> MATERIAL PROVIDED:
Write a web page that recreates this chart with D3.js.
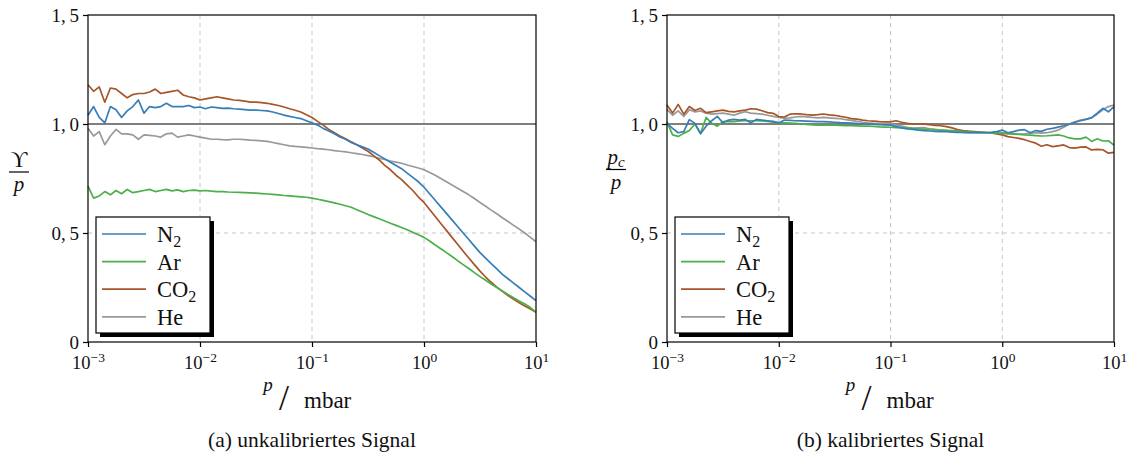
<!DOCTYPE html>
<html>
<head>
<meta charset="utf-8">
<script src="https://cdn.jsdelivr.net/npm/d3@7/dist/d3.min.js"></script>
<style>
body { margin: 0; background: #fff; }
svg { font-family: "Liberation Serif", "Times New Roman", serif; }
</style>
</head>
<body>
<div id="chart"></div>
<script>
/* pressure grid, log10(p / mbar) */
var logP = [-3.00,-2.95,-2.90,-2.85,-2.80,-2.75,-2.70,-2.65,-2.60,-2.55,-2.50,-2.45,-2.40,-2.35,-2.30,-2.25,-2.20,-2.15,-2.10,-2.05,-2.00,
            -1.95,-1.90,-1.85,-1.80,-1.75,-1.70,-1.65,-1.60,-1.55,-1.50,-1.45,-1.40,-1.35,-1.30,-1.25,-1.20,-1.15,-1.10,-1.05,-1.00,
            -0.95,-0.90,-0.85,-0.80,-0.75,-0.70,-0.65,-0.60,-0.55,-0.50,-0.45,-0.40,-0.35,-0.30,-0.25,-0.20,-0.15,-0.10,-0.05,0.00,
            0.05,0.10,0.15,0.20,0.25,0.30,0.35,0.40,0.45,0.50,0.55,0.60,0.65,0.70,0.75,0.80,0.85,0.90,0.95,1.00];

/* (a) uncalibrated signal / p */
var n2Raw = [1.04,1.08,1.03,1.005,1.08,1.065,1.03,1.06,1.08,1.11,1.05,1.08,1.075,1.08,1.095,1.08,1.08,1.08,1.085,1.075,1.078,
             1.07,1.078,1.075,1.072,1.073,1.07,1.068,1.066,1.064,1.064,1.062,1.06,1.055,1.048,1.041,1.035,1.03,1.025,1.015,1.005,
             0.995,0.98,0.968,0.955,0.94,0.93,0.915,0.905,0.895,0.885,0.87,0.855,0.84,0.825,0.81,0.795,0.775,0.755,0.735,0.71,
             0.68,0.65,0.62,0.59,0.56,0.53,0.50,0.47,0.44,0.41,0.385,0.36,0.335,0.31,0.29,0.27,0.25,0.23,0.21,0.19];
var arRaw = [0.715,0.66,0.67,0.69,0.675,0.695,0.68,0.70,0.685,0.69,0.695,0.70,0.69,0.695,0.70,0.693,0.698,0.69,0.695,0.697,0.693,
             0.695,0.692,0.69,0.69,0.688,0.687,0.686,0.685,0.684,0.683,0.681,0.679,0.677,0.675,0.672,0.67,0.668,0.666,0.664,0.66,
             0.655,0.65,0.644,0.638,0.632,0.625,0.618,0.607,0.596,0.585,0.575,0.565,0.555,0.545,0.535,0.525,0.515,0.503,0.492,0.48,
             0.463,0.445,0.428,0.41,0.392,0.373,0.355,0.337,0.318,0.30,0.283,0.266,0.25,0.234,0.218,0.203,0.188,0.174,0.158,0.137];
var co2Raw = [1.18,1.15,1.17,1.10,1.165,1.16,1.14,1.12,1.135,1.14,1.14,1.147,1.16,1.14,1.145,1.15,1.155,1.133,1.125,1.12,1.11,
              1.115,1.12,1.125,1.12,1.115,1.11,1.108,1.105,1.10,1.10,1.098,1.095,1.09,1.085,1.078,1.07,1.063,1.055,1.042,1.03,
              1.012,0.995,0.975,0.96,0.945,0.932,0.918,0.905,0.89,0.875,0.855,0.835,0.81,0.79,0.765,0.745,0.72,0.695,0.665,0.64,
              0.608,0.576,0.544,0.512,0.48,0.448,0.416,0.385,0.355,0.325,0.298,0.274,0.252,0.232,0.213,0.196,0.18,0.165,0.151,0.137];
var heRaw = [0.98,0.945,0.965,0.905,0.945,0.975,0.955,0.955,0.95,0.93,0.95,0.948,0.945,0.94,0.955,0.958,0.94,0.945,0.95,0.945,0.94,
             0.935,0.93,0.93,0.928,0.927,0.93,0.93,0.928,0.926,0.925,0.923,0.92,0.915,0.91,0.905,0.90,0.897,0.895,0.893,0.89,
             0.887,0.885,0.882,0.878,0.875,0.872,0.868,0.864,0.86,0.855,0.85,0.843,0.837,0.83,0.825,0.82,0.812,0.805,0.798,0.79,
             0.778,0.765,0.75,0.735,0.72,0.705,0.69,0.675,0.658,0.64,0.623,0.605,0.588,0.57,0.553,0.535,0.518,0.50,0.48,0.46];

/* (b) calibrated pressure p_c / p */
var n2Cal = [1.003,0.98,0.96,0.965,1.02,1.003,0.955,0.99,1.015,1.035,1.006,1.018,1.021,1.018,1.021,1.006,1.021,1.018,1.015,1.012,1.005,
             1.018,1.017,1.015,1.014,1.013,1.012,1.011,1.011,1.01,1.008,1.006,1.005,1.004,1.002,1.0,1.0,0.999,0.997,0.996,0.995,
             0.988,0.982,0.977,0.975,0.972,0.97,0.968,0.966,0.965,0.965,0.963,0.962,0.961,0.96,0.96,0.96,0.961,0.962,0.965,0.972,
             0.96,0.965,0.972,0.974,0.96,0.97,0.966,0.976,0.98,0.986,0.992,0.999,1.008,1.015,1.021,1.029,1.05,1.072,1.056,1.08];
var arCal = [1.01,0.95,0.943,0.957,0.97,1.0,0.957,1.03,1.003,0.99,1.011,1.012,1.011,1.014,1.015,1.015,1.015,1.014,1.012,1.008,1.006,
             1.005,1.004,1.003,1.0,0.998,0.996,0.995,0.995,0.995,0.995,0.994,0.993,0.992,0.991,0.99,0.99,0.989,0.987,0.986,0.985,
             0.983,0.982,0.981,0.98,0.978,0.976,0.975,0.973,0.972,0.971,0.97,0.968,0.966,0.965,0.963,0.962,0.96,0.959,0.958,0.957,
             0.955,0.954,0.952,0.95,0.949,0.947,0.945,0.946,0.948,0.95,0.945,0.936,0.932,0.932,0.94,0.92,0.932,0.922,0.923,0.903];
var co2Cal = [1.087,1.05,1.09,1.045,1.08,1.062,1.072,1.052,1.056,1.06,1.064,1.058,1.056,1.06,1.064,1.07,1.068,1.061,1.052,1.049,1.034,
              1.032,1.045,1.047,1.046,1.043,1.041,1.043,1.046,1.042,1.04,1.035,1.031,1.025,1.022,1.018,1.015,1.013,1.011,1.01,1.01,
              1.015,1.008,1.003,1.0,1.0,0.999,0.997,0.994,0.992,0.988,0.982,0.974,0.97,0.967,0.965,0.963,0.961,0.959,0.955,0.95,
              0.942,0.938,0.934,0.928,0.92,0.912,0.898,0.905,0.896,0.9,0.904,0.892,0.889,0.894,0.895,0.881,0.884,0.882,0.866,0.87];
var heCal = [1.067,1.04,1.06,1.035,1.065,1.055,1.06,1.05,1.045,1.048,1.05,1.045,1.04,1.05,1.056,1.05,1.048,1.045,1.04,1.035,1.03,
             1.027,1.028,1.032,1.035,1.033,1.03,1.028,1.03,1.028,1.026,1.024,1.02,1.017,1.012,1.008,1.005,1.003,1.002,1.001,1.0,
             0.995,0.99,0.985,0.98,0.982,0.983,0.978,0.975,0.972,0.97,0.967,0.965,0.962,0.96,0.96,0.96,0.96,0.96,0.96,0.96,
             0.958,0.956,0.954,0.955,0.957,0.96,0.958,0.96,0.965,0.972,0.985,1.0,1.01,1.018,1.022,1.028,1.045,1.065,1.08,1.087];

var gasNames = ["N", "Ar", "CO", "He"];
var gasSubs = ["2", "", "2", ""];
var gasColors = ["#377eb8", "#4daf4a", "#a65628", "#999999"];
var yTicks = [0, 0.5, 1.0, 1.5];
var yTickLabels = ["0", "0,\u20095", "1,\u20090", "1,\u20095"];
var xTicks = [1e-3, 1e-2, 1e-1, 1e0, 1e1];
var xTickExps = ["\u22123", "\u22122", "\u22121", "0", "1"];
var captions = ["(a) unkalibriertes Signal", "(b) kalibriertes Signal"];

var width = 1131, height = 461;
var plotTop = 15, plotBottom = 342;   /* y of 1,5 and of 0 */
var ink = "#111";

var svg = d3.select("#chart").append("svg")
    .attr("width", width)
    .attr("height", height);

function panel(left, plotW, data, caption, ylabelKind, ylabelX, xlabelShift)
{
    var x = d3.scaleLog().domain([1e-3, 10]).range([left, left + plotW]);
    var y = d3.scaleLinear().domain([0, 1.5]).range([plotBottom, plotTop]);
    var g = svg.append("g");

    /* dashed grid */
    g.selectAll("line.vgrid").data([1e-2, 1e-1, 1e0]).enter().append("line")
        .attr("x1", function (d) { return x(d); })
        .attr("x2", function (d) { return x(d); })
        .attr("y1", plotTop).attr("y2", plotBottom)
        .attr("stroke", "#c4c4c4").attr("stroke-width", 1)
        .attr("stroke-dasharray", "4,4");
    g.append("line")
        .attr("x1", left).attr("x2", left + plotW)
        .attr("y1", y(0.5)).attr("y2", y(0.5))
        .attr("stroke", "#c4c4c4").attr("stroke-width", 1)
        .attr("stroke-dasharray", "4,4");

    /* reference line at 1 */
    g.append("line")
        .attr("x1", left).attr("x2", left + plotW)
        .attr("y1", y(1)).attr("y2", y(1))
        .attr("stroke", "#000").attr("stroke-width", 1.1);

    /* the curves, drawn He first so N2 sits on top */
    var line = d3.line()
        .x(function (d, i) { return x(Math.pow(10, logP[i])); })
        .y(function (d) { return y(d); });
    for (var k = data.length - 1; k >= 0; k--) {
        g.append("path")
            .attr("d", line(data[k]))
            .attr("fill", "none")
            .attr("stroke", gasColors[k])
            .attr("stroke-width", 1.7)
            .attr("stroke-linejoin", "round");
    }

    /* frame */
    g.append("rect")
        .attr("x", left).attr("y", plotTop)
        .attr("width", plotW).attr("height", plotBottom - plotTop)
        .attr("fill", "none").attr("stroke", "#000").attr("stroke-width", 1.2);

    /* axes */
    var yAxis = g.append("g")
        .attr("transform", "translate(" + left + ",0)")
        .call(d3.axisLeft(y).tickValues(yTicks).tickSize(5).tickPadding(4)
              .tickFormat(function (d, i) { return yTickLabels[i]; }));
    var xAxis = g.append("g")
        .attr("transform", "translate(0," + plotBottom + ")")
        .call(d3.axisBottom(x).tickValues(xTicks).tickSize(5).tickPadding(9)
              .tickFormat(function () { return ""; }));
    [yAxis, xAxis].forEach(function (a) {
        a.select(".domain").remove();
        a.attr("font-family", null).attr("font-size", null);
        a.selectAll("line").attr("stroke-width", 1.2);
        a.selectAll("text").attr("font-size", 19).attr("fill", ink);
    });
    xAxis.selectAll("text").each(function (d, i) {
        var t = d3.select(this);
        t.text("10").attr("font-size", 18.5);
        t.append("tspan").attr("dy", "-0.5em").attr("font-size", 13.5).text(xTickExps[i]);
    });

    /* x label: p / mbar */
    var cx = left + plotW / 2;
    var lx0 = cx + xlabelShift;
    g.append("text").attr("x", lx0 - 44).attr("y", 391)
        .attr("font-style", "italic").attr("font-size", 19).attr("fill", ink)
        .attr("text-anchor", "middle").text("p");
    g.append("text").attr("x", lx0 - 28).attr("y", 410)
        .attr("font-size", 36).attr("text-anchor", "middle").attr("fill", ink).text("/");
    g.append("text").attr("x", lx0 - 8).attr("y", 408)
        .attr("font-size", 23).attr("fill", ink).text("mbar");

    /* y label as a fraction */
    var barY;
    if (ylabelKind === "raw") {
        g.append("text").attr("x", ylabelX).attr("y", 167).attr("font-size", 23)
            .attr("fill", ink).attr("text-anchor", "middle").text("\u03D2");
        barY = 172;
    } else {
        var t = g.append("text").attr("x", ylabelX).attr("y", 164).attr("font-size", 21)
            .attr("fill", ink).attr("font-style", "italic").attr("text-anchor", "middle");
        t.append("tspan").text("p");
        t.append("tspan").attr("dy", 3).attr("font-size", 15).text("c");
        barY = 169.5;
    }
    g.append("line").attr("x1", ylabelX - 10).attr("x2", ylabelX + 10)
        .attr("y1", barY).attr("y2", barY).attr("stroke", "#000").attr("stroke-width", 1.2);
    g.append("text").attr("x", ylabelX).attr("y", barY + 19).attr("font-size", 21)
        .attr("fill", ink).attr("font-style", "italic").attr("text-anchor", "middle").text("p");

    /* legend with drop shadow */
    var lgX = left + 8, lgY = 217, lgW = 114, lgH = 116;
    g.append("rect").attr("x", lgX + 4).attr("y", lgY + 4)
        .attr("width", lgW).attr("height", lgH).attr("fill", "#000");
    g.append("rect").attr("x", lgX).attr("y", lgY)
        .attr("width", lgW).attr("height", lgH)
        .attr("fill", "#fff").attr("stroke", "#000").attr("stroke-width", 1.2);
    gasNames.forEach(function (name, i) {
        var ey = lgY + 17 + i * 27.6;
        g.append("line").attr("x1", lgX + 6).attr("x2", lgX + 50)
            .attr("y1", ey).attr("y2", ey)
            .attr("stroke", gasColors[i]).attr("stroke-width", 1.7);
        var t = g.append("text").attr("x", lgX + 61).attr("y", ey + 8)
            .attr("font-size", 22.5).attr("fill", ink);
        t.append("tspan").text(name);
        if (gasSubs[i]) t.append("tspan").attr("dy", 5).attr("font-size", 16).text(gasSubs[i]);
    });

    /* caption */
    g.append("text").attr("x", cx).attr("y", 447)
        .attr("font-size", 21.5).attr("text-anchor", "middle").attr("fill", ink)
        .text(caption);
}

panel(88, 448, [n2Raw, arRaw, co2Raw, heRaw], captions[0], "raw", 19, 0);
panel(667, 447, [n2Cal, arCal, co2Cal, heCal], captions[1], "cal", 616, 4);
</script>
</body>
</html>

> WHAT YOU NEED TO DO: In the listing, find every line containing the word "this" and list it.

> ANSWER BELOW:
Write a web page that recreates this chart with D3.js.
        var t = d3.select(this);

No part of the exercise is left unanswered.